For a stretch in my childhood, our Easter celebrations always included a lamb cake. Did yours?
Nowadays, I find it surprising that one can't just go to Walmart and pick up one of these molds... I mean, even a purely secular celebration usually involves some sort of baby-animal imagery, right? Is the American public so allergic to religious allusions that stores can't market even the vaguest "Lamb of God" reference? While I've seen $100 molds at antique shops, I've yet to find a brand-new version on the shelves of a national retail chain.
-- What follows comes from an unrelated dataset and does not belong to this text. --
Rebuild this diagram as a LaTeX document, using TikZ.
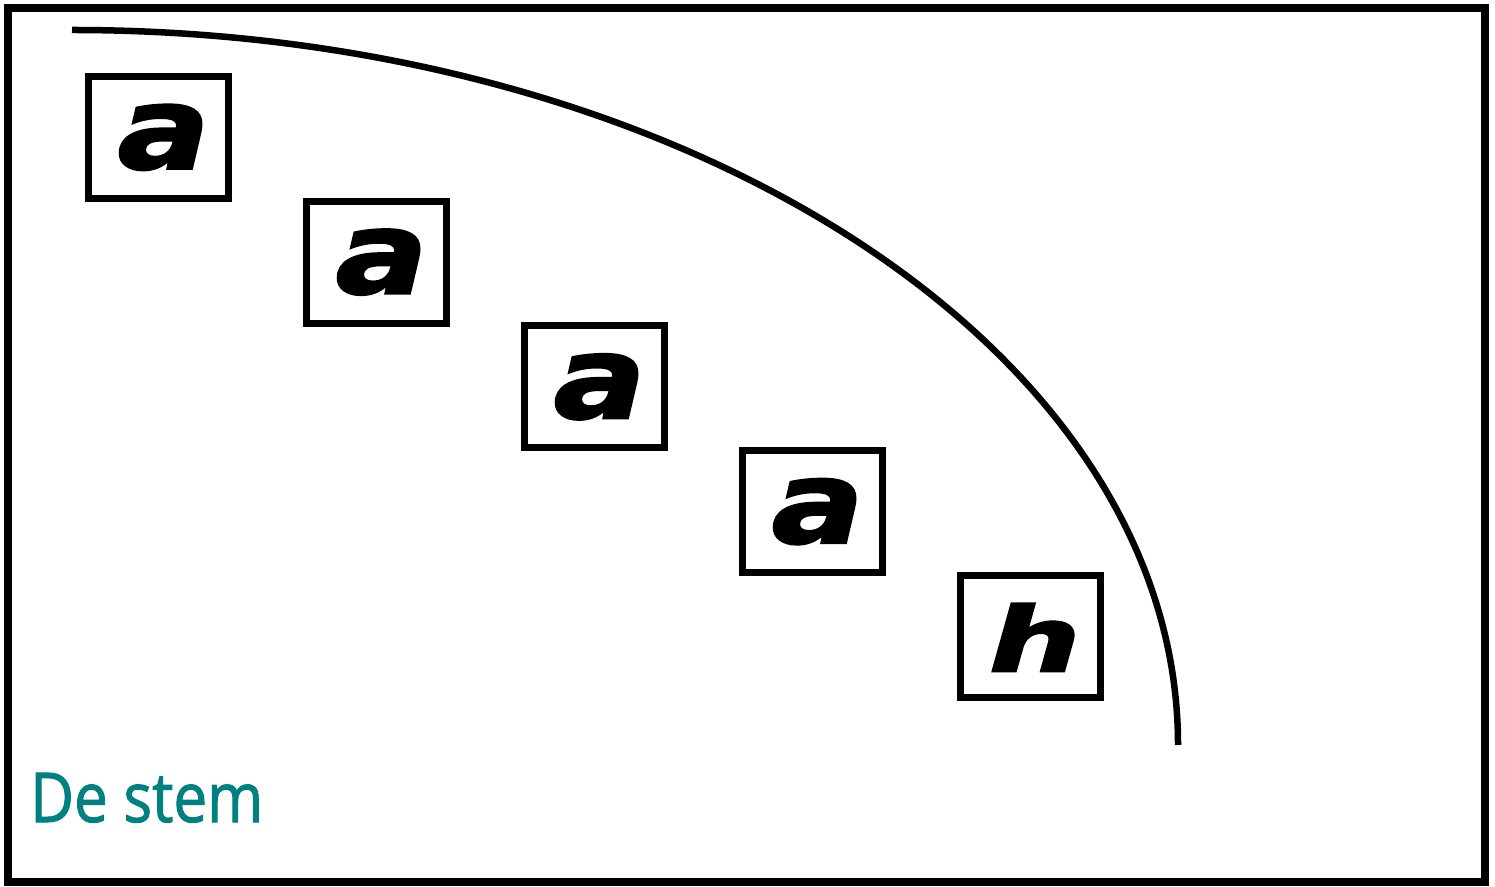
\documentclass[tikz,border=0pt]{standalone}
\usepackage{fontspec}
\usepackage{graphicx}
\newfontfamily\heavyfont{DejaVu Sans}[FakeBold=2]
\newfontfamily\labelfont{Open Sans}[FakeBold=1.5]
\definecolor{labelteal}{RGB}{0,128,128}
\begin{document}
\begin{tikzpicture}[x=1pt,y=1pt,
  letterbox/.style={draw, line width=7pt, minimum width=140pt, minimum height=122pt, inner sep=0pt},
  glyph/.style={inner sep=0pt, xshift=5pt}
]
\useasboundingbox (0,0) rectangle (1495,886);
\draw[line width=8.5pt] (8,4) rectangle (1485,878);
\coordinate (cstart) at (72,856);
\draw[line width=6.5pt] (cstart) arc[start angle=90, end angle=0, x radius=1106, y radius=715] coordinate (cend);
\node[letterbox] (b1) at (158.8,748.6) {};
\node[letterbox] (b2) at (376.8,623.85) {};
\node[letterbox] (b3) at (594.8,499.1) {};
\node[letterbox] (b4) at (812.8,374.35) {};
\node[letterbox] (b5) at (1030.8,249.6) {};
\node[glyph] (g1) at (b1.center) {\resizebox{92pt}{64pt}{\heavyfont\bfseries\itshape a}};
\node[glyph] (g2) at (b2.center) {\resizebox{92pt}{64pt}{\heavyfont\bfseries\itshape a}};
\node[glyph] (g3) at (b3.center) {\resizebox{92pt}{64pt}{\heavyfont\bfseries\itshape a}};
\node[glyph] (g4) at (b4.center) {\resizebox{92pt}{64pt}{\heavyfont\bfseries\itshape a}};
\node[glyph, xshift=-1pt, yshift=-1pt] (g5) at (b5.center) {\resizebox{92pt}{68pt}{\heavyfont\bfseries\itshape h}};
\node[anchor=base west, inner sep=0pt, text=labelteal] (lbl) at (30,64) {\resizebox{233pt}{49pt}{\labelfont De stem}};
\end{tikzpicture}
\end{document}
(Alternatively, it may be that lamb cakes-- like butter molded in the shape of a lamb-- are specific to Polish or Eastern European traditions, and I never noticed because I grew up in a heavily ethnic suburb? For example, I once thought that everyone went to church on Holy Saturday for the blessing of Easter baskets, and learned only in adulthood that this is a uniquely Polish-American practice...)
Anyway, I went online. And yesterday-- just in time-- our lamb mold arrived!
The brand is Nordic Ware. We'll be baking soon, so I'll tell you how it goes!
...Oh yes, and at the last moment I'd added this Christmasy bundt mold (also by Nordic Ware) to my order:
It's meant to substitute for a constructed gingerbread house. Online reviews claim that, despite all of those intricate crevices, the cake just slides right out-- so eventually, we'll see.
I think it's just my computer, but I can't get the picture of the lamb mold. (The fact that I can see the one for Christmas, though, seems like a good metaphor for my difficulty focusing on the present.) Any chance you'll post a photo of the actually lamb cake? I'm being lazy and having Megan decorate a cake with Peeps.